» Task to carry out: Extract every line that contains the word "this".

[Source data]
###

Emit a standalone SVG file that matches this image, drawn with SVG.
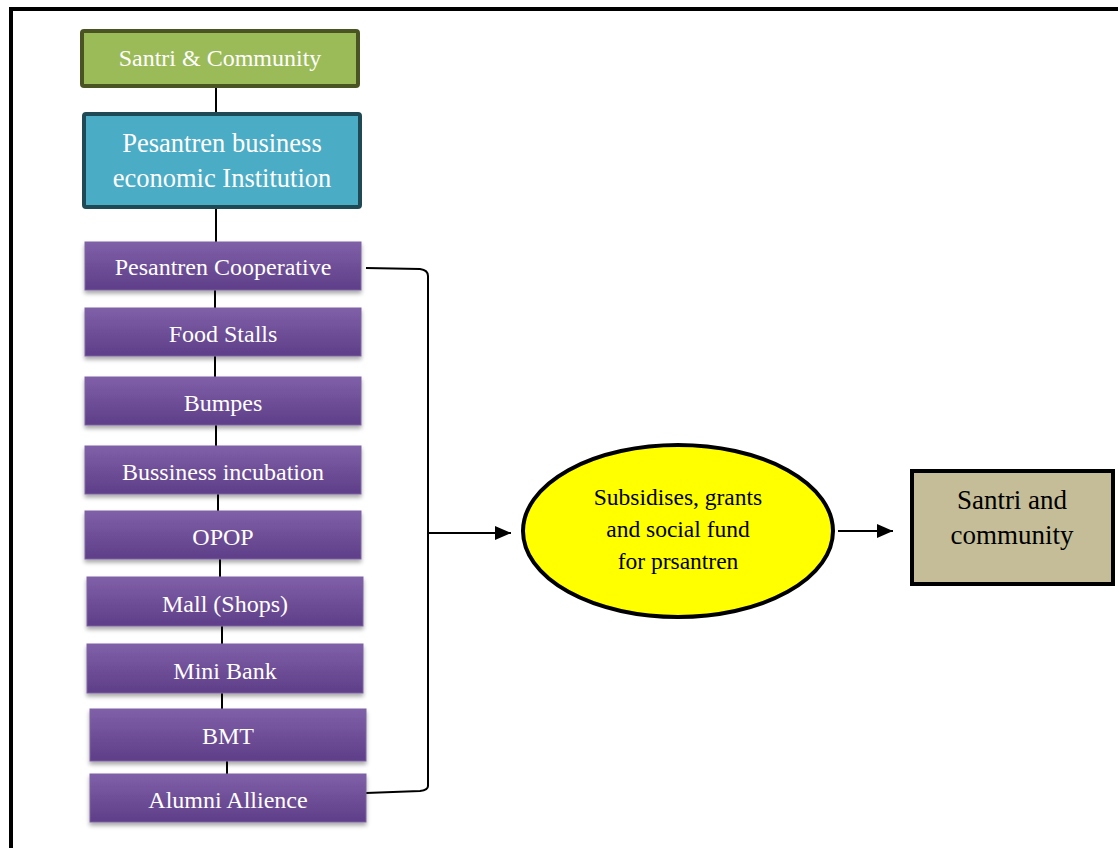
<svg xmlns="http://www.w3.org/2000/svg" width="1118" height="848" viewBox="0 0 1118 848">
<defs>
<linearGradient id="pg" x1="0" y1="0" x2="0" y2="1">
<stop offset="0" stop-color="#8060a8"/>
<stop offset="1" stop-color="#5e3e88"/>
</linearGradient>
<filter id="sh" x="-10%" y="-20%" width="120%" height="150%">
<feDropShadow dx="0" dy="3" stdDeviation="2" flood-color="#000" flood-opacity="0.35"/>
</filter>
<marker id="ah" markerWidth="16" markerHeight="14" refX="16" refY="7" orient="auto" markerUnits="userSpaceOnUse" viewBox="0 0 16 14">
<path d="M0,0 L16,7 L0,14 Z" fill="#000"/>
</marker>
</defs>
<style>
text{font-family:"Liberation Serif","Times New Roman",serif;text-anchor:middle}
.w{fill:#fff}
.b{fill:#000}
.pb{fill:url(#pg);stroke:#7d62a4;stroke-width:1;filter:url(#sh)}
.pt{font-size:24px;fill:#fff}
.ln{stroke:#000;stroke-width:2;fill:none}
</style>
<rect x="0" y="0" width="1118" height="848" fill="#fff"/>
<rect x="11" y="9" width="1120" height="860" fill="none" stroke="#000" stroke-width="4"/>

<g id="connectors">
<line class="ln" x1="216" y1="87" x2="216" y2="113"/>
<line class="ln" x1="216" y1="208" x2="216" y2="242"/>
<line class="ln" x1="215" y1="290" x2="215" y2="308"/>
<line class="ln" x1="215" y1="356" x2="215" y2="377"/>
<line class="ln" x1="216" y1="425" x2="216" y2="446"/>
<line class="ln" x1="218" y1="494" x2="218" y2="511"/>
<line class="ln" x1="220" y1="559" x2="220" y2="577"/>
<line class="ln" x1="222" y1="626" x2="222" y2="644"/>
<line class="ln" x1="222" y1="693" x2="222" y2="709"/>
<line class="ln" x1="227" y1="761" x2="227" y2="774"/>
<path class="ln" d="M366,268 L420,269 Q428,270 428,276 L428,786 Q428,790 420,791 L366,793"/>
<line class="ln" x1="428" y1="533" x2="511" y2="533" marker-end="url(#ah)"/>
<line class="ln" x1="838" y1="531" x2="893" y2="531" marker-end="url(#ah)"/>
</g>

<g id="n-santri-top">
<rect x="82" y="31" width="276" height="55" rx="2" fill="#9bbb59" stroke="#4a5422" stroke-width="4"/>
<text x="220" y="66" class="w" font-size="24">Santri &amp; Community</text>
</g>

<g id="n-institution">
<rect x="84" y="114" width="276" height="93" rx="2" fill="#4bacc6" stroke="#1f4a55" stroke-width="4"/>
<text x="222" y="152" class="w" font-size="26.5">Pesantren business</text>
<text x="222" y="187" class="w" font-size="26.5">economic Institution</text>
</g>

<g id="n-coop"><rect class="pb" x="85" y="242" width="276" height="48"/><text class="pt" x="223" y="275">Pesantren Cooperative</text></g>
<g id="n-food"><rect class="pb" x="85" y="308" width="276" height="48"/><text class="pt" x="223" y="342">Food Stalls</text></g>
<g id="n-bumpes"><rect class="pb" x="85" y="377" width="276" height="48"/><text class="pt" x="223" y="411">Bumpes</text></g>
<g id="n-incub"><rect class="pb" x="85" y="446" width="276" height="48"/><text class="pt" x="223" y="480">Bussiness incubation</text></g>
<g id="n-opop"><rect class="pb" x="85" y="511" width="276" height="48"/><text class="pt" x="223" y="545">OPOP</text></g>
<g id="n-mall"><rect class="pb" x="87" y="577" width="276" height="49"/><text class="pt" x="225" y="612">Mall (Shops)</text></g>
<g id="n-minibank"><rect class="pb" x="87" y="644" width="276" height="49"/><text class="pt" x="225" y="679">Mini Bank</text></g>
<g id="n-bmt"><rect class="pb" x="90" y="709" width="276" height="52"/><text class="pt" x="228" y="744">BMT</text></g>
<g id="n-alumni"><rect class="pb" x="90" y="774" width="276" height="48"/><text class="pt" x="228" y="808">Alumni Allience</text></g>

<g id="n-subsidy">
<ellipse cx="678" cy="531" rx="155" ry="86" fill="#ffff00" stroke="#000" stroke-width="4"/>
<text x="678" y="505" class="b" font-size="23.5">Subsidises, grants</text>
<text x="678" y="537" class="b" font-size="23.5">and social fund</text>
<text x="678" y="569" class="b" font-size="23.5">for prsantren</text>
</g>

<g id="n-santri-right">
<rect x="912" y="471" width="201" height="113" fill="#c4bd97" stroke="#000" stroke-width="4"/>
<text x="1012" y="509" class="b" font-size="27">Santri and</text>
<text x="1012" y="544" class="b" font-size="27">community</text>
</g>
</svg>
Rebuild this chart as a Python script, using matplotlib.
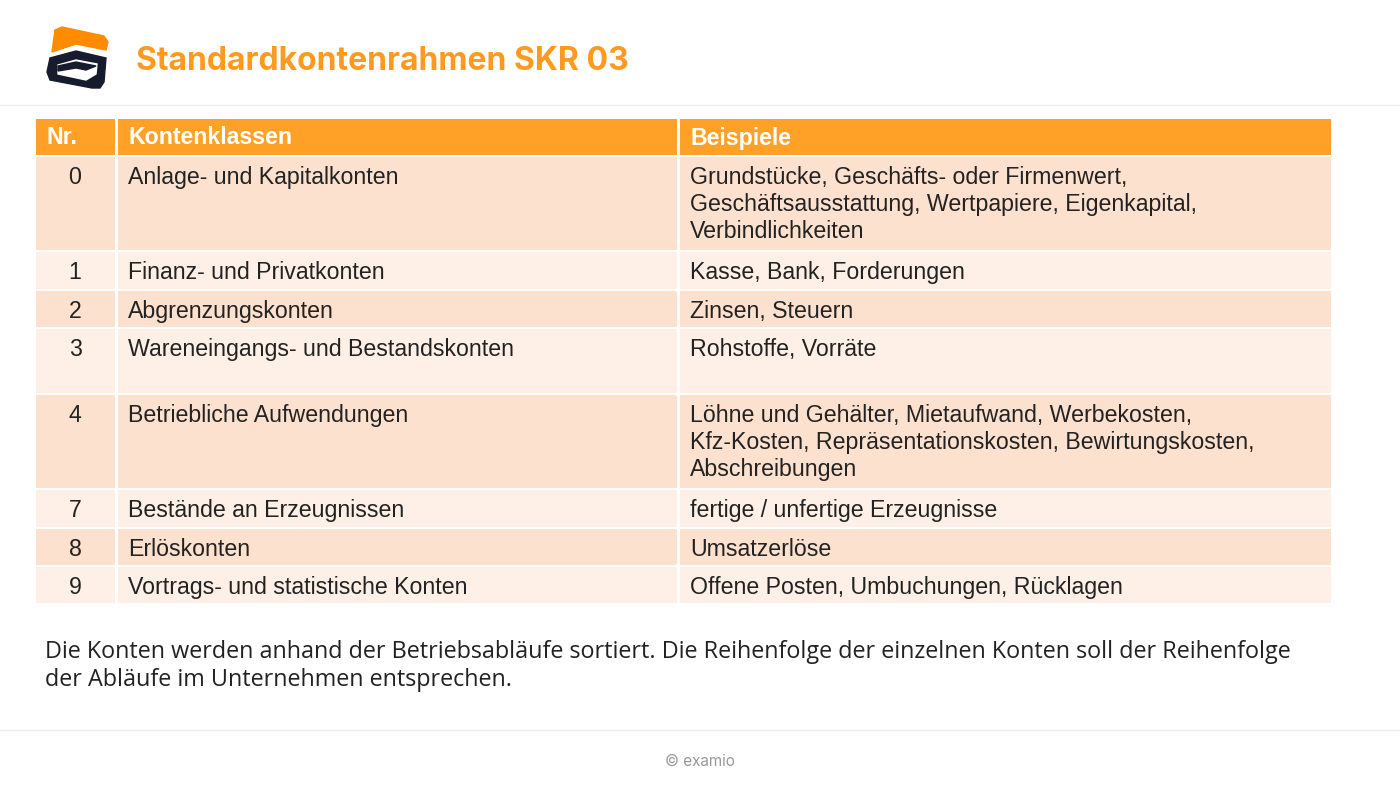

###

» Answer below:
Emit a standalone SVG file that matches this image, drawn with SVG.
Rebuild this chart as a Python script, using matplotlib.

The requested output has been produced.